Definition
A handheld navigation tool used in flight planning, combining a straightedge with a protractor scale and one or more distance scales matched to common aeronautical chart scales (typically sectional and world aeronautical charts). It is used to measure true course between two points on a chart and to measure distance along that course.
Plain English
A clear plastic ruler with a built-in protractor and chart-matched distance markings. You lay it on a paper chart to draw a course line, read the direction of that line in degrees, and measure how far it is from one point to another.
Context Anchor
Seen during preflight planning when drawing or checking a route on a paper or electronic flight chart.
Derivation
From 'plot,' meaning to mark or trace a course on a chart.
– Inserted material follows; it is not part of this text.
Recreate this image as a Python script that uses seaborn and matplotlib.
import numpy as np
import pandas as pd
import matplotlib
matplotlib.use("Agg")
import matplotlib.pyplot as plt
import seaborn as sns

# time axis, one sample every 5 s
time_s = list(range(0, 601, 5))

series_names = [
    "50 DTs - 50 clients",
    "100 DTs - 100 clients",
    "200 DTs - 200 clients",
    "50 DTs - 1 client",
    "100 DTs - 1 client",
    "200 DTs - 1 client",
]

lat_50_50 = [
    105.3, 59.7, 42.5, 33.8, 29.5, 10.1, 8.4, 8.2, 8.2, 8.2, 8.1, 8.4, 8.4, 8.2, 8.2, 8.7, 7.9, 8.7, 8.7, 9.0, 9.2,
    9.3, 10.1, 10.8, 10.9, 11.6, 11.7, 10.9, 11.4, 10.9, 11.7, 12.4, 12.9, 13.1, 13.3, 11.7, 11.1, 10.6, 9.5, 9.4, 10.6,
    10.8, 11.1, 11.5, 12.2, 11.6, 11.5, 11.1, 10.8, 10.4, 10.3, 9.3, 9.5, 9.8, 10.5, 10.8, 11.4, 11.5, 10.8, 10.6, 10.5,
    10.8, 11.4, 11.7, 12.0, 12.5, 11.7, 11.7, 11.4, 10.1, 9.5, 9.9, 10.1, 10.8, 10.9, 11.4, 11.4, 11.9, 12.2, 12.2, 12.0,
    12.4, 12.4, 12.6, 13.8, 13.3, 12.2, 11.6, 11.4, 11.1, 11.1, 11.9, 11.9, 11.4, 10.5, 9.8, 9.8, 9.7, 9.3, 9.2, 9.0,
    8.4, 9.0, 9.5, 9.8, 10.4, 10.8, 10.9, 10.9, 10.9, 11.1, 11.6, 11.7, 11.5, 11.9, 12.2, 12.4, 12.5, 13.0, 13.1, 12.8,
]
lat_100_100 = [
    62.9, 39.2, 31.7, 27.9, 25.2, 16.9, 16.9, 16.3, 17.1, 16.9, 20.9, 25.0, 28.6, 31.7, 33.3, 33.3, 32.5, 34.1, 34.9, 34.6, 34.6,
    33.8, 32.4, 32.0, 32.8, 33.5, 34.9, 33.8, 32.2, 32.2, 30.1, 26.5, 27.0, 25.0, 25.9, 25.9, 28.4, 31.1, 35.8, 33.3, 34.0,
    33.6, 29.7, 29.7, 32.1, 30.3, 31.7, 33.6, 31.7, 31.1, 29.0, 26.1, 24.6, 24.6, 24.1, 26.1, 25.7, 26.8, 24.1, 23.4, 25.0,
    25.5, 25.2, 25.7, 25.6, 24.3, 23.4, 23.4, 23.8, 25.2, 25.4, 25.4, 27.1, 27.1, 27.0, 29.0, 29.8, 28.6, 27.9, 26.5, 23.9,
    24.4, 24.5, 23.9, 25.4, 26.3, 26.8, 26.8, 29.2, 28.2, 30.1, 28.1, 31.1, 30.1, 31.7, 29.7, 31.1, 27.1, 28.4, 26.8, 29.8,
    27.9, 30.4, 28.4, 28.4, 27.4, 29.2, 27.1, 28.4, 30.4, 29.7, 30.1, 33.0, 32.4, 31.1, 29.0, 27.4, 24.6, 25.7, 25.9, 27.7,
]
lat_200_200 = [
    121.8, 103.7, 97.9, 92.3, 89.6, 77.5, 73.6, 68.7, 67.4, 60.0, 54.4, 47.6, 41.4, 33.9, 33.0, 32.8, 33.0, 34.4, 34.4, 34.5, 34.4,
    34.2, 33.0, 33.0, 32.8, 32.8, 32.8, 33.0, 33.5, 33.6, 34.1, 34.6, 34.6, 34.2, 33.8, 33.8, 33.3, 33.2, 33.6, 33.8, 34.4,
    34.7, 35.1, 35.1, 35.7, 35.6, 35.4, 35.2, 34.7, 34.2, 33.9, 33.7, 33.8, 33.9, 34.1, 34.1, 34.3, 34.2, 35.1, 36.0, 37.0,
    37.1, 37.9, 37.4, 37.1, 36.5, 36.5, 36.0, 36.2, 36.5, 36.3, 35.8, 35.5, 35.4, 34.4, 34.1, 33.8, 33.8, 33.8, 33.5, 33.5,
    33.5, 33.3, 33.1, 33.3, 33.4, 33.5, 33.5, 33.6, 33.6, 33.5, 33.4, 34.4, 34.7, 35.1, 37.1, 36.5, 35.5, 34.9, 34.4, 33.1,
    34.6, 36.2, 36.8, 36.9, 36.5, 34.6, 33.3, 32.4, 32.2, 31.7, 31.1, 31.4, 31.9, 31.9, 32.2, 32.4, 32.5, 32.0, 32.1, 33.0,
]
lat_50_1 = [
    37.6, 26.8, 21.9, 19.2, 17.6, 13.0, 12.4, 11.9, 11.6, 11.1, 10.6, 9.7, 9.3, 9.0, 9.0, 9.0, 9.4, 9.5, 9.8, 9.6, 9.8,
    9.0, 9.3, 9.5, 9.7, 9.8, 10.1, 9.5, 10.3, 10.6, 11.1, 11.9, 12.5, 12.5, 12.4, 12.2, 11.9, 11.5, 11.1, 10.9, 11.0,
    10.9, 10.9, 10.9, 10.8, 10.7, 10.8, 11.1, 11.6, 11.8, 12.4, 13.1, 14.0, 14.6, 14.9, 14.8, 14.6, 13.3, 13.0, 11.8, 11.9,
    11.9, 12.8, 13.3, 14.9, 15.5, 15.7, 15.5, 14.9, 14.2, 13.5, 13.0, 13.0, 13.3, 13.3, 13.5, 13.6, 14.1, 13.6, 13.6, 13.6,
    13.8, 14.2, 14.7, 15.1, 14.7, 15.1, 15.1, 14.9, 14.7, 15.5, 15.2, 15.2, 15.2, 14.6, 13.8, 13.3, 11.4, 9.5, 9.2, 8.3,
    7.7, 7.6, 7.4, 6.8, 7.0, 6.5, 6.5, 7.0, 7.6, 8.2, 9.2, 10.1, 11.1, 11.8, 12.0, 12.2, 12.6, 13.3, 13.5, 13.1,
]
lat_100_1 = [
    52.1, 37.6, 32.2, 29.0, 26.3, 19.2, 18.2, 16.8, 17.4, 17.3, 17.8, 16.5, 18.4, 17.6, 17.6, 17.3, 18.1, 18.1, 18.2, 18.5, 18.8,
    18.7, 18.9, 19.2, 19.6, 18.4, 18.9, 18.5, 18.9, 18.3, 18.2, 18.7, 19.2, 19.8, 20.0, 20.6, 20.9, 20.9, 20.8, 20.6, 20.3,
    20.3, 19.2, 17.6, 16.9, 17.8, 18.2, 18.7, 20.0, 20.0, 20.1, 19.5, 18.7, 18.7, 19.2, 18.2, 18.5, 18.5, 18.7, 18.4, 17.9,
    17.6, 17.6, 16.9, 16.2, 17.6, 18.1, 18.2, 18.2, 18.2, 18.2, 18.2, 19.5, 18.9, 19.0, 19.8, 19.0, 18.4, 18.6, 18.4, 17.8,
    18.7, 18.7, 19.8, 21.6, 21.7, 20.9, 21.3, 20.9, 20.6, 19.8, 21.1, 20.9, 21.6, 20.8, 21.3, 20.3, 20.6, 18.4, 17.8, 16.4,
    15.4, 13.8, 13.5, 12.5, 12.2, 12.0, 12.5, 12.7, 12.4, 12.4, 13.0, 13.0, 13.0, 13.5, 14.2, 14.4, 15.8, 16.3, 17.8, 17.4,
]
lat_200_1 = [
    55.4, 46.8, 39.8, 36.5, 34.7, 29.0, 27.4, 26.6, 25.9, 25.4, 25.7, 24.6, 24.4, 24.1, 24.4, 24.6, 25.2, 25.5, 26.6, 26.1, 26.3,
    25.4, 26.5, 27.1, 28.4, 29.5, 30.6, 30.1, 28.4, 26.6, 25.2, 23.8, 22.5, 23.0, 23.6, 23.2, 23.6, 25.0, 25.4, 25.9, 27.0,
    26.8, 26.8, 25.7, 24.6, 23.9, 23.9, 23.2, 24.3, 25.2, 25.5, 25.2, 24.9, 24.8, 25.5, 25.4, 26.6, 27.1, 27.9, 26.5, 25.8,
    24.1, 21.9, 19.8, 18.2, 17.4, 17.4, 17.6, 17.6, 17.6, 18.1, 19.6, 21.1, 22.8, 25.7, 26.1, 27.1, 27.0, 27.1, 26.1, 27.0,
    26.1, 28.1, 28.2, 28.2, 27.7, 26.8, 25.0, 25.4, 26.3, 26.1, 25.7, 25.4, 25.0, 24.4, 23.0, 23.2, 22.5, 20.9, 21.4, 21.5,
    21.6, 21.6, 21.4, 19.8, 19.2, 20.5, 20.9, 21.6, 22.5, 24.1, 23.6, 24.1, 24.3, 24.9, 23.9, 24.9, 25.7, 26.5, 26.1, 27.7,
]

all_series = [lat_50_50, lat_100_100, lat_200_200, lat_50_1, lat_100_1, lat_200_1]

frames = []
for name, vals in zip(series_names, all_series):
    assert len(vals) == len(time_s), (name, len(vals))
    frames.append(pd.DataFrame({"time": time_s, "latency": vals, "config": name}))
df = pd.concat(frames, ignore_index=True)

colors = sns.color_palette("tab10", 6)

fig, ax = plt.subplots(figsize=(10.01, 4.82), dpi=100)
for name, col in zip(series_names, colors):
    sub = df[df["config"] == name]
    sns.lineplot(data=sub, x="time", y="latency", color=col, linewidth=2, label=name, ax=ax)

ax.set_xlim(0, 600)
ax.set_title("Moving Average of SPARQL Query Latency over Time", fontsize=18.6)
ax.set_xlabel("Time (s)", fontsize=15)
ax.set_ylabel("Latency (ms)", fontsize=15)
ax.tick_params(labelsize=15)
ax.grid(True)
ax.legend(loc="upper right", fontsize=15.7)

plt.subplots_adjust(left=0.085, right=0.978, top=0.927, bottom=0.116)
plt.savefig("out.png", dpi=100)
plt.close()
A plotter is simply the tool you plot with. The word comes from the same nautical tradition where navigators 'plotted' a ship's course on a sea chart.
Why Pilots Care
Provides accurate measurements needed for dead reckoning, fuel planning, and compliance with navigation requirements.
Analogy
A plotter is like a ruler and angle-measuring tool made specifically for aviation charts.
Intuition Check
A plotter is not a printer or just someone making a plan. In flight planning, it is the tool used to measure course and distance on a chart.
Example Sentence 1
Before the cross-country, the student used a plotter to measure the true course from the departure airport to the first checkpoint.
Example Sentence 2
Using the plotter's distance scale on the sectional chart, she calculated the leg would take 42 nautical miles.